Popular Culture, Race, and Representation
Zahira Kelly, who writes an advice column for The New Inquiry and for the blog Bad Dominicana, was recently on my campus to talk about the lack of Afro-Latin@/x representations within American and Latin American culture, history, and popular media. In her candid conversation, Zahira spoke honestly about her frustrations with systemic racism and heterosexism, and she mentioned the hate mail that she receives because she speaks openly about her experiences as a Black Latina.
While Kelly's talk highlighted the personal ways that racial erasure in popular media affects her on an individual level, it also showcased the lack of representations of a variety of people of color within our popular American consciousness. This negation of difference among and between communities of color both homogenizes these complex lived experiences and reinforces a simplistic understanding of race and culture that relies heavily on skin color and privileges whiteness.
On the one hand, the stories and cultural artifacts that we, as a society, choose to produce and amplify reflect our cultural values. On the other hand, they also work to frame what we value, and how we understand difference and find moments of connection across, within, and between our diverse experiences. In a country as racially and economically segregated as ours is, cultural representations on television, in the newspaper, and at the movies may be one of the few lenses that people have to make sense of the world around them.
Yet, as Kelly notes in her blog, many of these representations are limited at best. As an example, for the second year in a row, the Academy of Motion Picture Arts and Sciences' (otherwise known as the Oscars) the nominees for acting are overwhelmingly white. This has sparked outrage, with a revival of last year's hashtag #OscarsSoWhite. In addition, the movies nominated for best picture contain mostly white casts; although there is diversity in terms of representations of gender and sexuality. The nominees for best director are male and white, with the exception of Alejandro González Iñárritu.
These awards are representative of a pattern that isn't unique to the movie industry, but also reflect a broader cultural machine that systematically privileges (oftentimes male) white bodies and white stories as the default, and ignores the lives, experiences, and stories of Black, Latin@/x, Native, and Asian communities. The stories that are told tend to focus on narrow narratives.

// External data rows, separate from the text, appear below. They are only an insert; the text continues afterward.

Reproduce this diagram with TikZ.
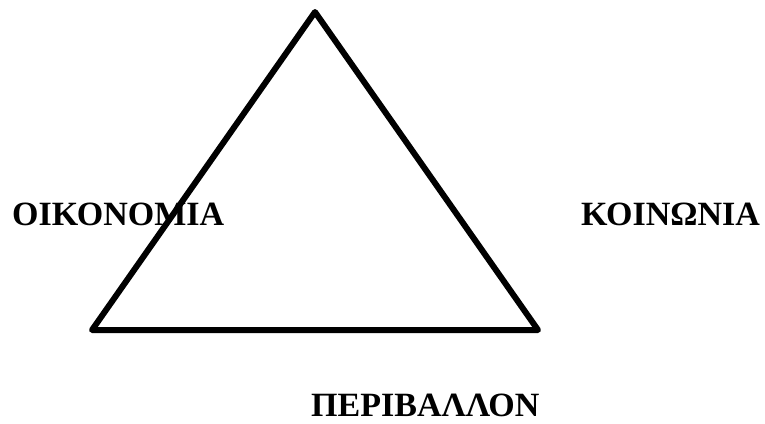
\documentclass[tikz,border=0pt]{standalone}
\usepackage{fontspec}
\setmainfont{Liberation Serif}
\begin{document}
\begin{tikzpicture}[x=1pt,y=-1pt,
  lbl/.style={inner sep=0pt,anchor=base west,font=\fontsize{34}{40}\selectfont\bfseries},
  edge/.style={line width=6pt,line join=round,line cap=round}]
\useasboundingbox (0,0) rectangle (765,423);
\coordinate (top) at (315,12);
\coordinate (bl) at (92,330);
\coordinate (br) at (538,330);
\draw[edge] (top) -- (bl) -- (br) -- cycle;
\node[lbl] (eco) at (12,225) {ΟΙΚΟΝΟΜΙΑ};
\node[lbl] (soc) at (581,225) {ΚΟΙΝΩΝΙΑ};
\node[lbl] (env) at (311,416) {ΠΕΡΙΒΑΛΛΟΝ};
\end{tikzpicture}
\end{document}
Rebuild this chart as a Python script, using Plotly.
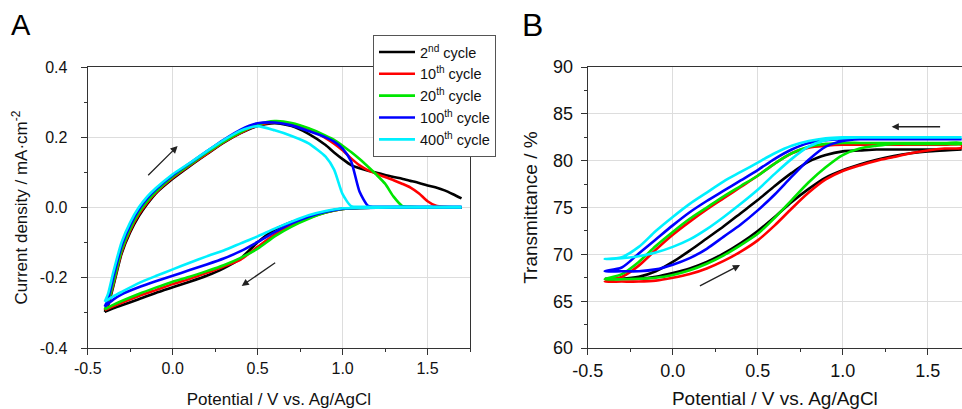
import plotly.graph_objects as go

# ---- panel A: cyclic voltammetry (current density, mA/cm2) ----
fwd_v = [-0.4, -0.38, -0.35, -0.3, -0.25, -0.2, -0.15, -0.1, 0.0, 0.1, 0.2, 0.3, 0.4, 0.5,
         0.6, 0.7, 0.8, 0.9, 0.95, 1.0, 1.05, 1.1, 1.15, 1.2, 1.25, 1.3, 1.35, 1.4, 1.45,
         1.5, 1.55, 1.6, 1.65, 1.7]
rev_v = [1.7, 1.5, 1.3, 1.1, 1.0, 0.9, 0.8, 0.7, 0.6, 0.5, 0.4, 0.3, 0.2, 0.1, 0.0,
         -0.1, -0.2, -0.3, -0.35, -0.4]

cv_2_fwd = [-0.297, -0.278, -0.225, -0.13, -0.07, -0.025, 0.01, 0.04, 0.082, 0.118, 0.152,
            0.185, 0.212, 0.232, 0.240, 0.232, 0.210, 0.178, 0.157, 0.138, 0.121, 0.112,
            0.105, 0.099, 0.093, 0.087, 0.082, 0.076, 0.070, 0.063, 0.057, 0.049, 0.038, 0.026]
cv_10_fwd = [-0.292, -0.272, -0.22, -0.125, -0.065, -0.02, 0.014, 0.042, 0.085, 0.12, 0.153,
             0.186, 0.213, 0.234, 0.243, 0.238, 0.224, 0.198, 0.182, 0.163, 0.14, 0.12,
             0.106, 0.096, 0.087, 0.078, 0.068, 0.057, 0.040, 0.018, 0.005, 0.002, 0.001, 0.001]
cv_20_fwd = [-0.29, -0.27, -0.215, -0.12, -0.06, -0.015, 0.018, 0.045, 0.088, 0.122, 0.156,
             0.188, 0.215, 0.236, 0.246, 0.241, 0.226, 0.205, 0.193, 0.176, 0.158, 0.138,
             0.116, 0.093, 0.068, 0.031, 0.005, 0.002, 0.001, 0.001, 0.001, 0.001, 0.001, 0.001]
cv_100_fwd = [-0.282, -0.26, -0.20, -0.108, -0.05, -0.006, 0.026, 0.051, 0.092, 0.126, 0.160,
              0.193, 0.222, 0.240, 0.242, 0.234, 0.218, 0.200, 0.188, 0.168, 0.132, 0.045,
              0.005, 0.002, 0.002, 0.002, 0.002, 0.002, 0.002, 0.002, 0.002, 0.002, 0.002, 0.002]
cv_400_fwd = [-0.268, -0.245, -0.185, -0.098, -0.042, 0.0, 0.031, 0.055, 0.095, 0.127, 0.160,
              0.192, 0.219, 0.232, 0.220, 0.204, 0.183, 0.145, 0.108, 0.038, 0.004, 0.002,
              0.002, 0.002, 0.002, 0.002, 0.002, 0.002, 0.002, 0.002, 0.002, 0.002, 0.002, 0.002]

cv_2_rev = [0.0, 0.0, 0.0, -0.001, -0.004, -0.013, -0.027, -0.041, -0.063, -0.099, -0.145,
            -0.173, -0.194, -0.211, -0.227, -0.243, -0.261, -0.278, -0.287, -0.297]
cv_10_rev = [0.0, 0.0, 0.0, -0.001, -0.004, -0.014, -0.03, -0.05, -0.077, -0.112, -0.148,
             -0.168, -0.186, -0.203, -0.218, -0.235, -0.252, -0.271, -0.281, -0.292]
cv_20_rev = [0.0, 0.0, 0.0, -0.001, -0.004, -0.014, -0.032, -0.054, -0.082, -0.117, -0.143,
             -0.164, -0.181, -0.197, -0.211, -0.228, -0.246, -0.266, -0.277, -0.29]
cv_100_rev = [0.0, 0.0, 0.0, -0.001, -0.003, -0.012, -0.026, -0.045, -0.07, -0.098, -0.124,
              -0.145, -0.162, -0.178, -0.194, -0.21, -0.227, -0.247, -0.262, -0.282]
cv_400_rev = [0.0, 0.0, 0.0, -0.001, -0.002, -0.01, -0.022, -0.04, -0.06, -0.082, -0.102,
              -0.122, -0.139, -0.157, -0.176, -0.195, -0.215, -0.24, -0.253, -0.268]

# ---- panel B: transmittance (%), both given on ascending potential ----
tr_v = [-0.4, -0.3, -0.2, -0.1, 0.0, 0.1, 0.2, 0.3, 0.4, 0.5, 0.6, 0.7, 0.8, 0.9, 1.0,
        1.1, 1.2, 1.3, 1.4, 1.5, 1.6, 1.7]

tr_2_fwd = [67.4, 67.4, 67.4, 67.6, 68.0, 68.5, 69.2, 70.1, 71.2, 72.5, 74.0, 75.6, 77.0,
            78.2, 79.0, 79.6, 80.1, 80.5, 80.8, 81.0, 81.1, 81.2]
tr_2_rev = [67.4, 67.4, 67.6, 68.2, 69.2, 70.4, 71.7, 73.0, 74.4, 75.8, 77.3, 78.7, 79.9,
            80.6, 81.0, 81.1, 81.2, 81.2, 81.2, 81.2, 81.2, 81.2]
tr_10_fwd = [67.1, 67.1, 67.1, 67.2, 67.5, 67.9, 68.5, 69.3, 70.3, 71.5, 73.1, 74.9, 76.6,
             78.0, 78.9, 79.5, 80.0, 80.4, 80.8, 81.1, 81.3, 81.4]
tr_10_rev = [67.1, 67.6, 68.8, 70.5, 72.1, 73.5, 74.8, 76.0, 77.2, 78.4, 79.7, 80.8, 81.4,
             81.6, 81.7, 81.7, 81.7, 81.7, 81.7, 81.7, 81.7, 81.7]
tr_20_fwd = [67.35, 67.35, 67.4, 67.5, 67.8, 68.3, 69.0, 69.9, 71.0, 72.2, 73.9, 75.8, 77.7,
             79.3, 80.6, 81.3, 81.6, 81.8, 81.8, 81.8, 81.8, 81.8]
tr_20_rev = [67.35, 67.9, 69.2, 70.9, 72.4, 73.8, 75.0, 76.2, 77.3, 78.4, 79.7, 80.8, 81.5,
             81.8, 81.9, 81.9, 81.9, 81.9, 81.9, 81.9, 81.9, 81.9]
tr_100_fwd = [68.2, 68.2, 68.2, 68.4, 68.9, 69.6, 70.6, 71.9, 73.2, 74.7, 76.4, 78.3, 80.1,
              81.5, 82.1, 82.3, 82.3, 82.3, 82.3, 82.3, 82.3, 82.3]
tr_100_rev = [68.2, 68.6, 70.1, 71.6, 73.1, 74.5, 75.7, 76.8, 77.9, 79.0, 80.2, 81.2, 81.9,
              82.2, 82.3, 82.3, 82.3, 82.3, 82.3, 82.3, 82.3, 82.3]
tr_400_fwd = [69.5, 69.6, 69.8, 70.2, 70.8, 71.6, 72.7, 74.0, 75.4, 76.9, 78.6, 80.2, 81.5,
              82.2, 82.4, 82.5, 82.5, 82.5, 82.5, 82.5, 82.5, 82.5]
tr_400_rev = [69.5, 69.7, 70.8, 72.5, 74.0, 75.4, 76.6, 77.8, 78.8, 79.8, 80.8, 81.6, 82.1,
              82.4, 82.5, 82.5, 82.5, 82.5, 82.5, 82.5, 82.5, 82.5]

cycles = ["2<sup>nd</sup> cycle", "10<sup>th</sup> cycle", "20<sup>th</sup> cycle",
          "100<sup>th</sup> cycle", "400<sup>th</sup> cycle"]
colors = ["#000000", "#ff0000", "#00e600", "#0000ff", "#00f0ff"]

cv_fwd = [cv_2_fwd, cv_10_fwd, cv_20_fwd, cv_100_fwd, cv_400_fwd]
cv_rev = [cv_2_rev, cv_10_rev, cv_20_rev, cv_100_rev, cv_400_rev]
tr_fwd = [tr_2_fwd, tr_10_fwd, tr_20_fwd, tr_100_fwd, tr_400_fwd]
tr_rev = [tr_2_rev, tr_10_rev, tr_20_rev, tr_100_rev, tr_400_rev]

FONT = "Arial, Liberation Sans, sans-serif"

fig = go.Figure()
for i in range(5):
    # forward and backward sweep in one trace, separated by a gap
    fig.add_trace(go.Scatter(
        x=fwd_v + [None] + rev_v,
        y=cv_fwd[i] + [None] + cv_rev[i],
        mode="lines", name=cycles[i],
        line=dict(color=colors[i], width=2.6, shape="spline", smoothing=0.6),
        xaxis="x", yaxis="y", legendgroup=str(i)))
for i in range(5):
    fig.add_trace(go.Scatter(
        x=tr_v + tr_v[::-1],
        y=tr_fwd[i] + tr_rev[i][::-1],
        mode="lines", name=cycles[i], showlegend=False,
        line=dict(color=colors[i], width=2.6, shape="spline", smoothing=0.8),
        xaxis="x2", yaxis="y2", legendgroup=str(i)))

axis_common = dict(showline=True, linecolor="#333333", linewidth=1.3,
                   ticks="outside", ticklen=6, tickcolor="#333333", tickwidth=1.2,
                   showgrid=True, gridcolor="#dddddd", gridwidth=1, zeroline=False,
                   automargin=False)

x_ticks = [-0.5, 0.0, 0.5, 1.0, 1.5]
x_labels = ["-0.5", "0.0", "0.5", "1.0", "1.5"]
cv_ticks = [-0.4, -0.2, 0.0, 0.2, 0.4]
cv_labels = ["-0.4", "-0.2", "0.0", "0.2", "0.4"]
tr_ticks = [60, 65, 70, 75, 80, 85, 90]

fig.update_layout(
    width=962, height=409,
    margin=dict(l=0, r=0, t=0, b=0),
    paper_bgcolor="white", plot_bgcolor="white",
    font=dict(family=FONT, color="#111111"),
    xaxis=dict(domain=[0.0912, 0.4886], range=[-0.5, 1.75], mirror=True,
               tickvals=x_ticks, ticktext=x_labels, tickfont=dict(size=16),
               minor=dict(dtick=0.25, tick0=-0.5, ticks="outside", ticklen=3,
                          tickcolor="#333333", showgrid=False),
               title=dict(text="Potential / V vs. Ag/AgCl", font=dict(size=17), standoff=17),
               anchor="y", **axis_common),
    yaxis=dict(domain=[0.149, 0.836], range=[-0.4, 0.4], mirror=True,
               tickvals=cv_ticks, ticktext=cv_labels, tickfont=dict(size=16),
               ticklabelstandoff=10,
               minor=dict(dtick=0.1, tick0=-0.4, ticks="outside", ticklen=3,
                          tickcolor="#333333", showgrid=False),
               title=dict(text="Current density / mA·cm<sup>-2</sup>", font=dict(size=17),
                          standoff=7),
               anchor="x", **axis_common),
    xaxis2=dict(domain=[0.611, 1.0], range=[-0.5, 1.702], mirror=True,
                tickvals=x_ticks, ticktext=x_labels, tickfont=dict(size=18),
                minor=dict(dtick=0.25, tick0=-0.5, ticks="outside", ticklen=3,
                           tickcolor="#333333", showgrid=False),
                title=dict(text="Potential / V vs. Ag/AgCl", font=dict(size=19), standoff=14),
                anchor="y2", **axis_common),
    yaxis2=dict(domain=[0.149, 0.836], range=[60, 90], mirror=False,
                tickvals=tr_ticks, tickfont=dict(size=18), ticklabelstandoff=4,
                minor=dict(dtick=2.5, tick0=60, ticks="outside", ticklen=3,
                           tickcolor="#333333", showgrid=False),
                title=dict(text="Transmittance / %", font=dict(size=19), standoff=10),
                anchor="x2", **axis_common),
    legend=dict(x=373 / 962, y=1 - 35 / 409, xanchor="left", yanchor="top",
                bgcolor="white", bordercolor="#555555", borderwidth=1, itemwidth=36,
                font=dict(size=14.5, family=FONT), tracegroupgap=0),
)

# panel letters
fig.add_annotation(text="A", x=21 / 962, y=1 - 25 / 409, xref="paper", yref="paper",
                   xanchor="center", yanchor="middle", showarrow=False,
                   font=dict(size=29, family=FONT, color="black"))
fig.add_annotation(text="B", x=532 / 962, y=1 - 25 / 409, xref="paper", yref="paper",
                   xanchor="center", yanchor="middle", showarrow=False,
                   font=dict(size=32, family=FONT, color="black"))

# scan direction arrows (tail -> head)
arrows = [("x", "y", -0.153, 0.088, 0.029, 0.175),
          ("x", "y", 0.612, -0.154, 0.406, -0.223),
          ("x2", "y2", 1.582, 83.63, 1.288, 83.63),
          ("x2", "y2", 0.151, 66.55, 0.396, 68.86)]
for xr, yr, x0, y0, x1, y1 in arrows:
    fig.add_annotation(x=x1, y=y1, ax=x0, ay=y0, xref=xr, yref=yr, axref=xr, ayref=yr,
                       text="", showarrow=True, arrowhead=2, arrowsize=1.1,
                       arrowwidth=1.3, arrowcolor="#222222")

# the page's default body margin would shift the figure by 8px
fig.write_html("out.html", config={"displayModeBar": False},
               post_script="document.body.style.margin='0px';")
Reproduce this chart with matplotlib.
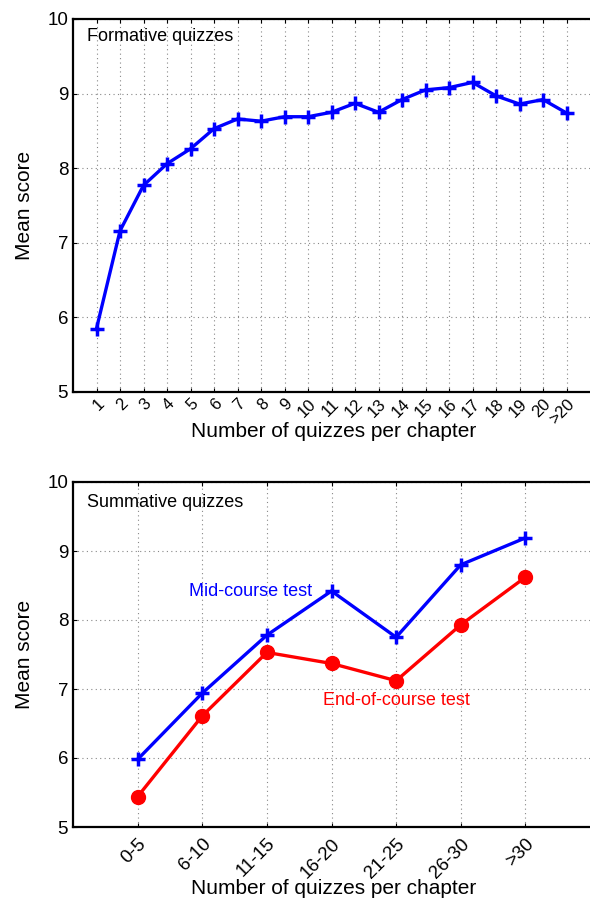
import matplotlib
matplotlib.use('Agg')
import matplotlib.pyplot as plt

plt.rcParams['font.family'] = ['Liberation Sans', 'DejaVu Sans']

# formative quizzes
form_labels = [str(i) for i in range(1, 21)] + ['>20']
form_scores = [5.85, 7.16, 7.77, 8.06, 8.26, 8.53, 8.66, 8.63, 8.69, 8.69, 8.75,
               8.87, 8.75, 8.92, 9.05, 9.08, 9.15, 8.97, 8.86, 8.92, 8.74]

# summative quizzes
summ_labels = ['0-5', '6-10', '11-15', '16-20', '21-25', '26-30', '>30']
mid_scores = [5.98, 6.94, 7.78, 8.42, 7.75, 8.80, 9.19]
end_scores = [5.44, 6.61, 7.53, 7.37, 7.12, 7.93, 8.62]

fig = plt.figure(figsize=(5.9, 9), dpi=100)
W, H = 590.0, 900.0
ax1 = fig.add_axes([73 / W, 1 - 392 / H, (590 - 73) / W, (392 - 19) / H])
ax2 = fig.add_axes([73 / W, 1 - 827 / H, (590 - 73) / W, (827 - 482) / H])


def style(ax, labels, xmax, xlab_y, xsize, xpad):
    ax.set_xlim(0, xmax)
    ax.set_ylim(5, 10)
    ax.set_xticks(range(1, len(labels) + 1))
    ax.set_xticklabels(labels, rotation=45, ha='right', rotation_mode='anchor')
    ax.set_yticks([5, 6, 7, 8, 9, 10])
    ax.tick_params(direction='in', top=True, length=3, labelsize=13.5, width=0.8)
    ax.tick_params(axis='x', pad=xpad, labelsize=xsize)
    ax.grid(True, linestyle=(0, (1, 3)), color='#888888', linewidth=0.8)
    ax.spines['right'].set_visible(False)
    for s in ['top', 'left', 'bottom']:
        ax.spines[s].set_linewidth(1.6)
    ax.set_xlabel('Number of quizzes per chapter', fontsize=15, va='center')
    ax.xaxis.set_label_coords(0.505, xlab_y)
    ax.set_ylabel('Mean score', fontsize=15, va='center')
    ax.yaxis.set_label_coords(-0.093, 0.5)


x1 = list(range(1, len(form_scores) + 1))
ax1.plot(x1, form_scores, color='#0000ff', lw=2.4, marker='+', ms=10, mew=2.5, clip_on=False)
style(ax1, form_labels, 22, -0.107, 12, 3)
ax1.text(0.027, 0.954, 'Formative quizzes', transform=ax1.transAxes, fontsize=13, va='center')

x2 = list(range(1, len(mid_scores) + 1))
ax2.plot(x2, mid_scores, color='#0000ff', lw=2.4, marker='+', ms=10, mew=2.5)
ax2.plot(x2, end_scores, color='#ff0000', lw=2.4, marker='o', ms=10)
style(ax2, summ_labels, 8, -0.177, 13.5, 6)
ax2.text(0.027, 0.94, 'Summative quizzes', transform=ax2.transAxes, fontsize=13, va='center')
ax2.text(1.79, 8.42, 'Mid-course test', color='#0000ff', fontsize=13, va='center')
ax2.text(3.87, 6.83, 'End-of-course test', color='#ff0000', fontsize=13, va='center')

fig.savefig('out.png', dpi=100)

In the recent Comprehensive Annenberg Report on Diversity in Entertainment (CARD), Stacy L. Smith, Marc Choueiti, and Katherine Pieper at the Media, Diversity, and Social Change (MDSC) Initiative, found that that on screen media representations of women, people of color, and those who identify as LGBTQA are low. For instance, in assessing on-screen speaking character' racial and/or ethnic identity, the researchers found that 28.3% of all speaking characters were from "underrepresented racial/ethnic groups." This is 9.6% below the national averages. Of that 12.2% were Black, 5.8% were Latin@, 5.1% were Asian, 2.3% were Middle Eastern, and 3.1% were other. In terms of showcasing a racially/ethnically balanced story, of the 414 shows evaluated: 22 (19%) were found on broadcast networks, 18 (13%) on cable, 1 (2%) on streaming, and 8 (7%) on film.
When thinking about those who operate behind the camera, 87.3% of film directors are white and 12.7% are non-white. While there may be varying reasons for this disparity, the researchers found that the race/ethnicity and the gender of a director positively impact the diversity of characters shown on film.
The debate surrounding the lack actors and directors from underrepresented groups in terms of race, ethnicity, gender, and sexuality highlights the growing frustration that many Americans have with a movie and television industry that does not adequately represent the complexity of American demographics. A lack of non-white Oscar's nominees also highlights what the CARD report terms an inclusion crisis, where there are 1) limited opportunities available to queer, female, and/or people of color who are filmmakers, producers, directors et cetera, and 2) limited stories told by and about queer, female, and/or people of color.
In order to address this exclusion, some are turning to new media outlets, such as YouTube and blogs, to create and highlight their own stories. For instance, blogger and journalist, Janel Martinez, created the site Ain't I Latina. In an NBC News article, she states:
As a journalist in my 20s, I just couldn't shake the childhood longing to see myself more represented… Quite frankly, I was tired of waiting. I wanted to showcase how diverse Latinas are, and celebrate and embrace Afro-Latinas wholeheartedly…Through the blog I created, I write articles on everyday Afro-Latinas who are excelling in their respective industries, as well as my own experiences in relation to my interests, culture and identity.
Sites like Bad Dominicana and Ain't I Latina help to fill a cultural hole and provide an outlet for underrepresented groups. At the same time, however, there must be a cultural shift whereby all members of our society are included, represented, and honored.